Global and Local Prompts Cooperation via Optimal Transport for Federated Learning
Hongxia Li, Wei Huang, Jingya Wang, Ye Shi
TL;DR
This work tackles data heterogeneity in federated learning for vision-language models by introducing FedOTP, which jointly learns a global prompt for cross-client consensus and a personalized local prompt for client-specific traits within a CLIP-based framework. It leverages unbalanced Optimal Transport to align local visual features with both prompts, enabling selective focus on the most relevant image patches and a fast Dykstra-based solver for efficiency. The authors provide a generalization bound under Lipschitz assumptions and demonstrate that FedOTP outperforms state-of-the-art prompt-based and traditional PFL methods across diverse label-shift and feature-shift scenarios, with qualitative visualizations showing distinct roles for global and local prompts. The approach reduces communication and preserves personalization, offering robust performance in highly heterogeneous settings with practical implications for scalable, privacy-preserving deployment of vision-language models.
Abstract
Prompt learning in pretrained visual-language models has shown remarkable flexibility across various downstream tasks.

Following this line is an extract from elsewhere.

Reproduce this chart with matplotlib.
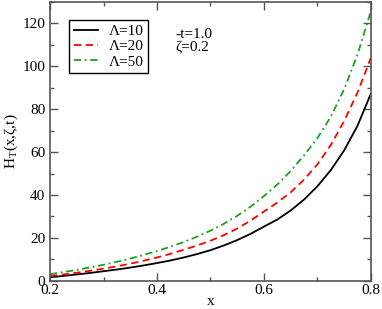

Leveraging its inherent lightweight nature, recent research attempted to integrate the powerful pretrained models into federated learning frameworks to simultaneously reduce communication costs and promote local training on insufficient data. Despite these efforts, current federated prompt learning methods lack specialized designs to systematically address severe data heterogeneities, e.g., data distribution with both label and feature shifts involved. To address this challenge, we present Federated Prompts Cooperation via Optimal Transport (FedOTP), which introduces efficient collaborative prompt learning strategies to capture diverse category traits on a per-client basis. Specifically, for each client, we learn a global prompt to extract consensus knowledge among clients, and a local prompt to capture client-specific category characteristics. Unbalanced Optimal Transport is then employed to align local visual features with these prompts, striking a balance between global consensus and local personalization. By relaxing one of the equality constraints, FedOTP enables prompts to focus solely on the core regions of image patches. Extensive experiments on datasets with various types of heterogeneities have demonstrated that our FedOTP outperforms the state-of-the-art methods.